Я тщательно запирала кабинет и с волнением ждала, пока освободится и прибежит Катерина… Как это было замечательно, как вовремя!
С доктором Мурадхановым ни разу не было сказано ни одного слова об этих дарах, о ночных пиршествах. Благодарили разве что взглядом. Но он все хорошо понимал, знал, что я всегда зову Екатерину, и провизии всегда было припасено на двоих. Это было безмолвное понимание, нечто вроде телепатии…
Был у нас в больнице единственный медбрат. Это был больной, стараниями Любочки Н. оставленный при больнице в качестве медбрата. В прежней жизни у него была неподходящая для лагерей профессия — то ли он был учителем, то ли адвокатом, не помню. В лагере ему не повезло, все время он оказывался на общих работах и постепенно превращался в доходягу. Но наконец-то повезло — попал в центральную больницу, где и дошел бы, несомненно, в нашем пелагрозном корпусе, если бы Любочка Н. не устроила его медбратом.
В больнице, уже освоившись с новыми обязанностями, он все же начал поправляться, но — увы — с психикой у него было явно неладно. Он добросовестно делал все назначения для больных, но каждую свободную минуту записывал в записную книжечку (и где он только раздобыл ее?) рецепты разных блюд, выспрашивая их у больных, у сестер, у врачей и санитаров. Кулинарные рецепты!..
Говорить он мог только об одном: о необыкновенных кушаньях — о тушеной утке с яблоками; о пожарских котлетах под белым соусом, об антрекотах с анчоусами…
С термометрами в одной руке, с книжечкой в другой, высокий, худой, в туго подпоясанном сером больничном халате, с высоко поднятой головой, с горящими каким-то фанатическим блеском глазами, стремительно шагал он по больничным коридорам, похожий на Дон-Кихота. Казалось, он спешил к некоей таинственной цели, одержимый видениями и миражами… Вероятно, видениями редкостной и обильной еды, которую он обретет там, «на воле»…
Бедный Никишка! Так мы его звали за глаза. Дожил ли он до освобождения? Стушил ли хоть одну утку?.. Вряд ли…
Я так много говорю о еде, потому что она, вернее ее нехватка, составляла существенную часть нашего бытия, и не думать о ней было невозможно…
VI. Эта странная другая жизнь
Настроение лагерной интеллигенции во время жизни моей в Мошеве было совершенно не похоже на то, которое преобладало среди политических заключенных в начале моего лагерного пути — в Пиндушах и Медвежке.

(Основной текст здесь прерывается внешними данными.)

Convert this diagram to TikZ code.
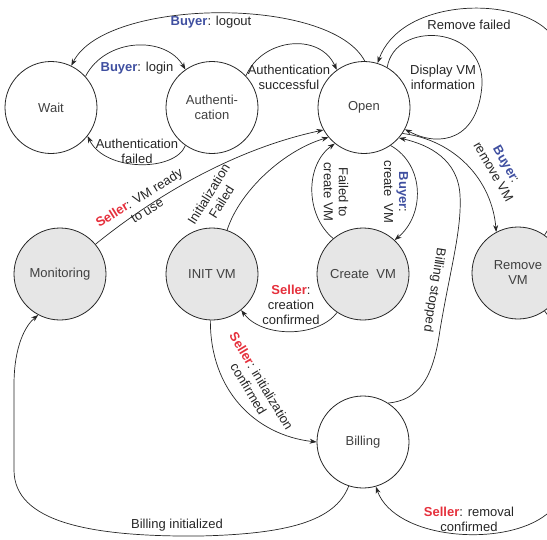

Тогда люди, впервые прибывавшие в лагерь после Лубянки или Бутырок, были подавлены своей судьбой, своим несчастьем. Поэтому в лагерях все говорили исключительно о прошлом, о семье или еще чаще — о деле, аресте, допросах — все это довлело, было главным. Ведь это были 36–37-е годы, и большинство интеллигенции были еще «новенькими».